Security researchers Amit Serper and Reuven Yakar noted in a report to The Hacker News that the name length is restricted to 30 characters or less. However, this rule is only enforced by the app, not the firmware code.

This means that by using a Python module named pyWeMo to bypass the character limit, a buffer overflow condition can be created. This condition can then be exploited to either crash the device or manipulate the code to execute malicious commands, thereby gaining control over the device.

Belkin has responded to these findings by stating that it does not intend to rectify this vulnerability. The reason given is that the device is nearing its end-of-life (EoL) and has been superseded by newer models.

The researchers warned that this vulnerability could potentially be activated via the Cloud interface, even without a direct connection to the device.

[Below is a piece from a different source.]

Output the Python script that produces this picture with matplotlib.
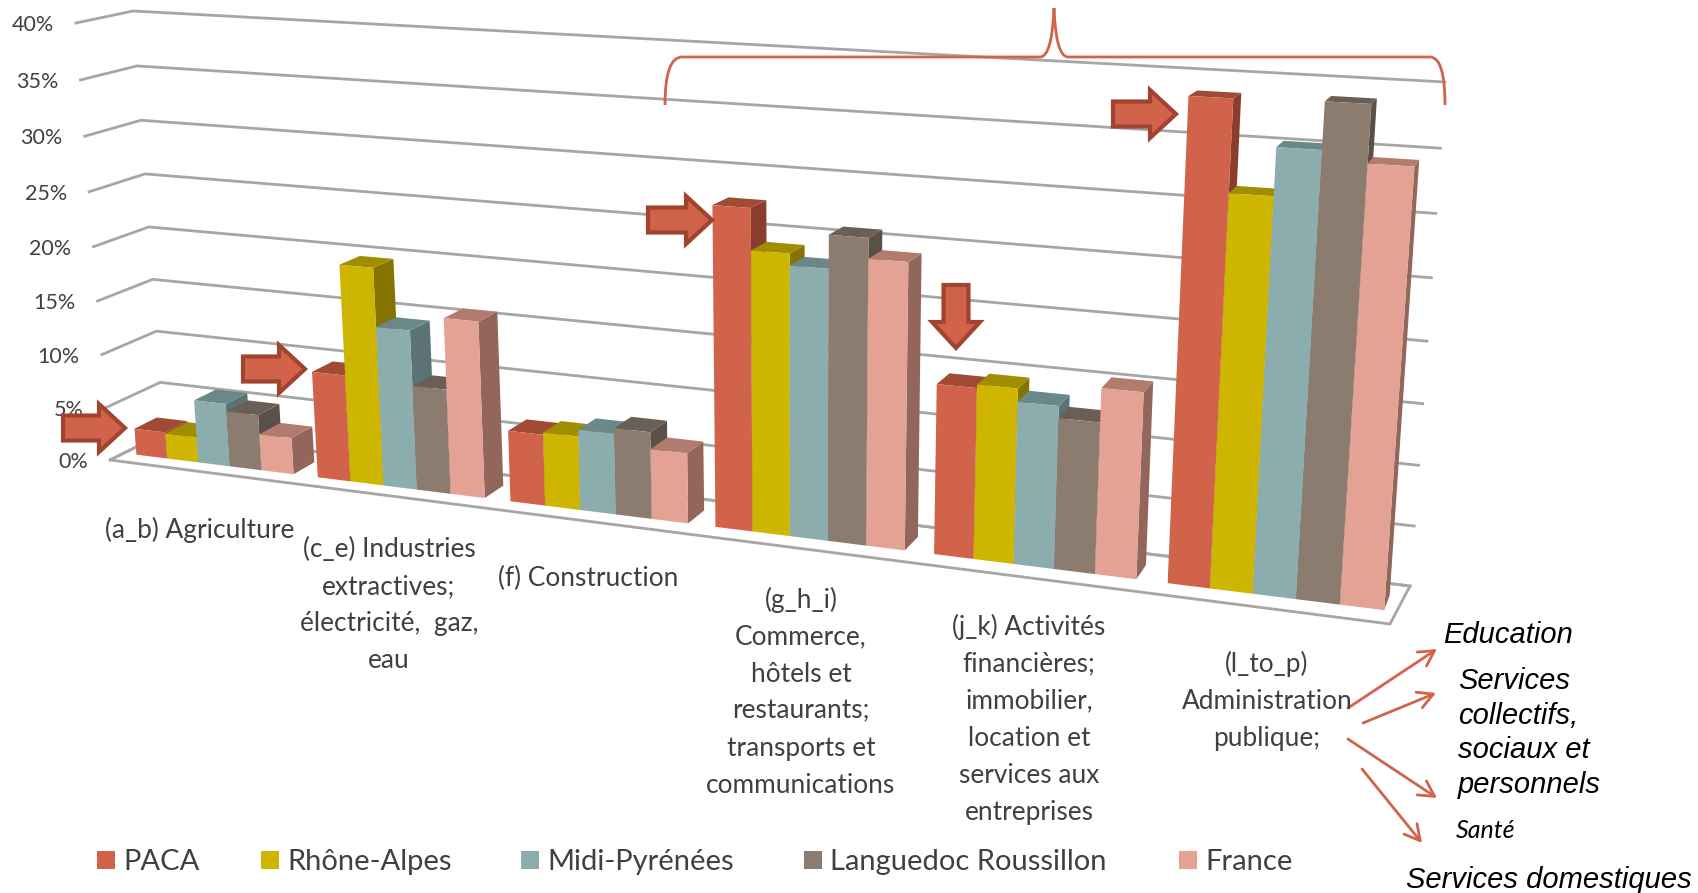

In light of the lack of a fix, it is recommended that users of the Wemo Mini Smart Plug V2 avoid connecting them directly to the internet. If these devices are used in sensitive networks, appropriate segmentation measures should be implemented.

Igal Zeifman, Sternum's vice president of marketing, commented on the situation, saying, "This is the outcome when devices are released without any built-in protection. If manufacturers rely solely on reactive security patching, they will always be one step behind attackers, and eventually, the patches will cease to be released."